Using virtualization, we are performing detailed evaluation of the performance of Tapestry, by comparing the efficiency of overlay operations on Tapestry to idealized performance metrics, and analyzing Tapestry's large-scale behavior under highly dynamic, high-load scenarios, where client and server nodes may enter or leave the network in very large groups, and the rate of change in network membership is high. Finally, we are evaluating the usability and generality of Tapestry's extensible up-call interface.
Existing P2P overlay networks [1-5] utilize scalable routing tables to map unique identifiers to network locations as a decentralized object location and routing (DOLR) layer, and to locate nearby copies of object replicas as distributed hashtables (DHT). They allow network applications such as distributed file systems and distributed web caches to efficiently locate and manage object replicas across a wide-area network.
While these systems excel at locating objects and object replicas, they rely on known globally unique identifiers (GUID) for each object, commonly generated by applying a secure hash function over the data. This is problematic for text-based objects, where replicas are often similar but not identical. Replicas then can have different IDs, complicating their management.
To address this problem, we propose an approximate text addressing (ATA) layer, which uses a combination of block text fingerprints and P2P object location to find matches between highly similar data objects. To validate the ATA architecture, we design a decentralized spam-filtering application that leverages ATA to accurately identify junk email messages despite formatting differences and evasion efforts by marketing firms.

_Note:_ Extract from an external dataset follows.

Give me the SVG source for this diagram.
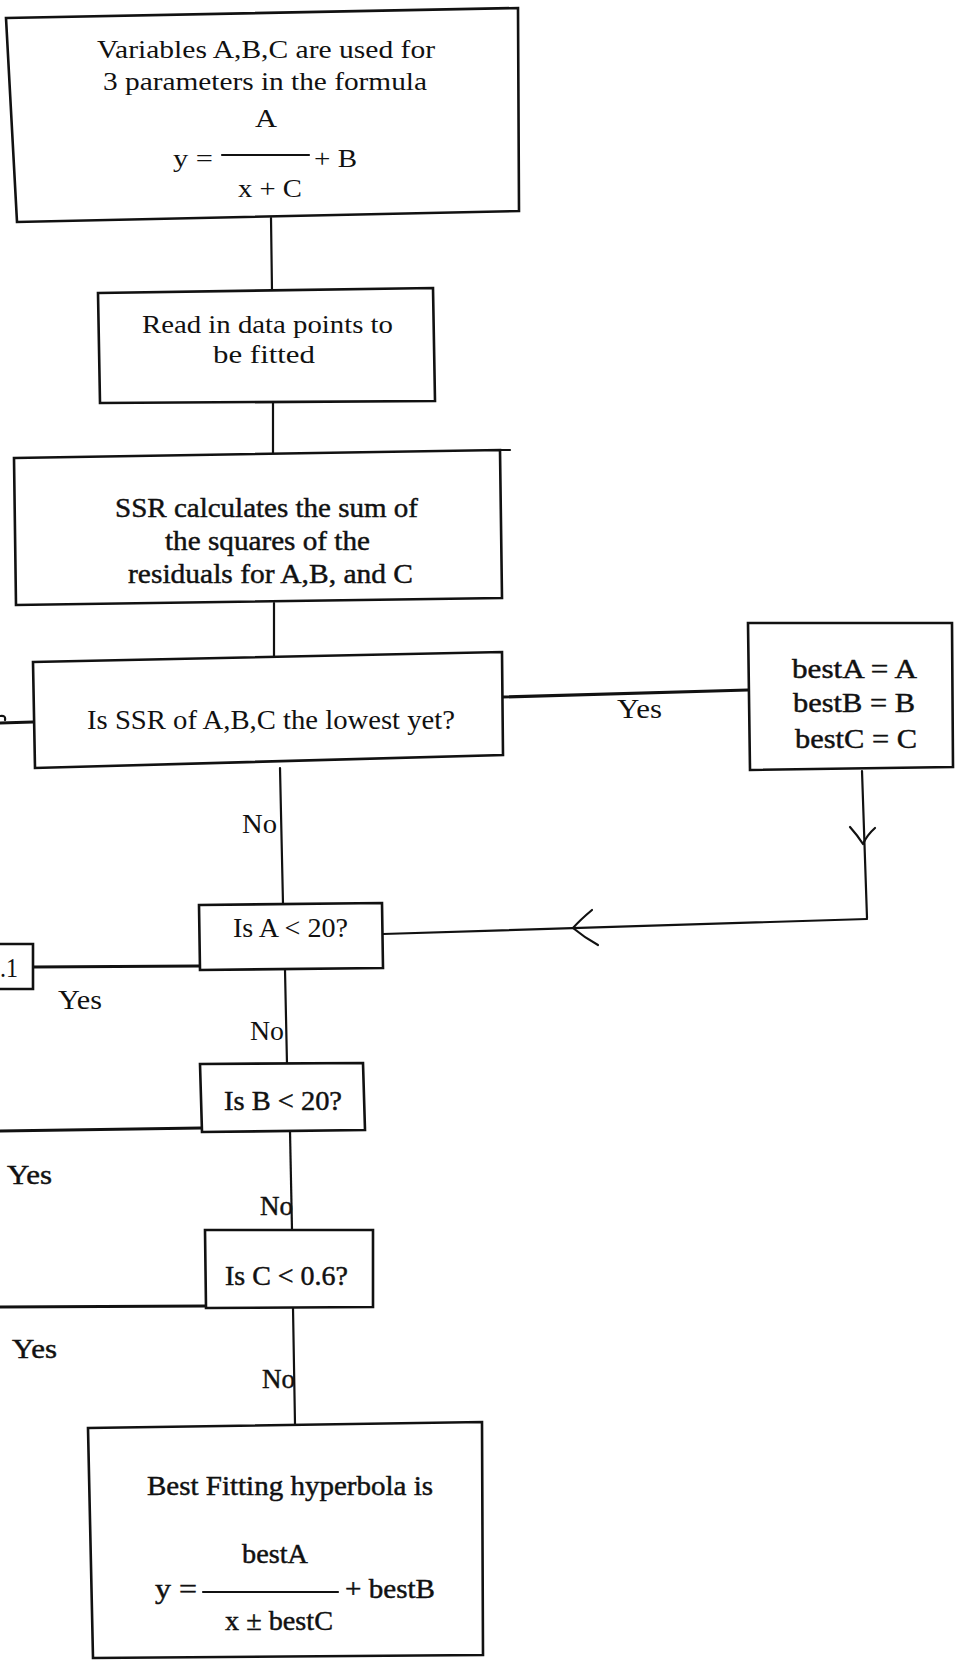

For evaluation, we use both probability models to predict the accuracy of our fingerprint vector scheme, and confirm those predictions by running experiments on real email traces. We measure both the accuracy rate, and also the false positive rate, and determine the size of fingerprint vector necessary to achieve an acceptable level of accuracy. We also simulate the spam filter application, and measure the success rate of matching a "marked" spam message as a function of both the percentage of nodes marking the message, and also the number of hops a request travels before termination. This allows us to tune the tradeoff between accuracy and network bandwidth for any given "marking rate" of a spam message.
Future work includes the implementation of the decentralized spam filter, and its deployment on the Tapestry network. We also plan to repeat our experiments on larger email datasets, while further validating the ATA design with the design and analysis of additional applications.
Figure 1: Fingerprint vector: a fingerprint vector is generated from the set of checksums of all substrings of length L, post-processed with sort, selection, and reverse operations.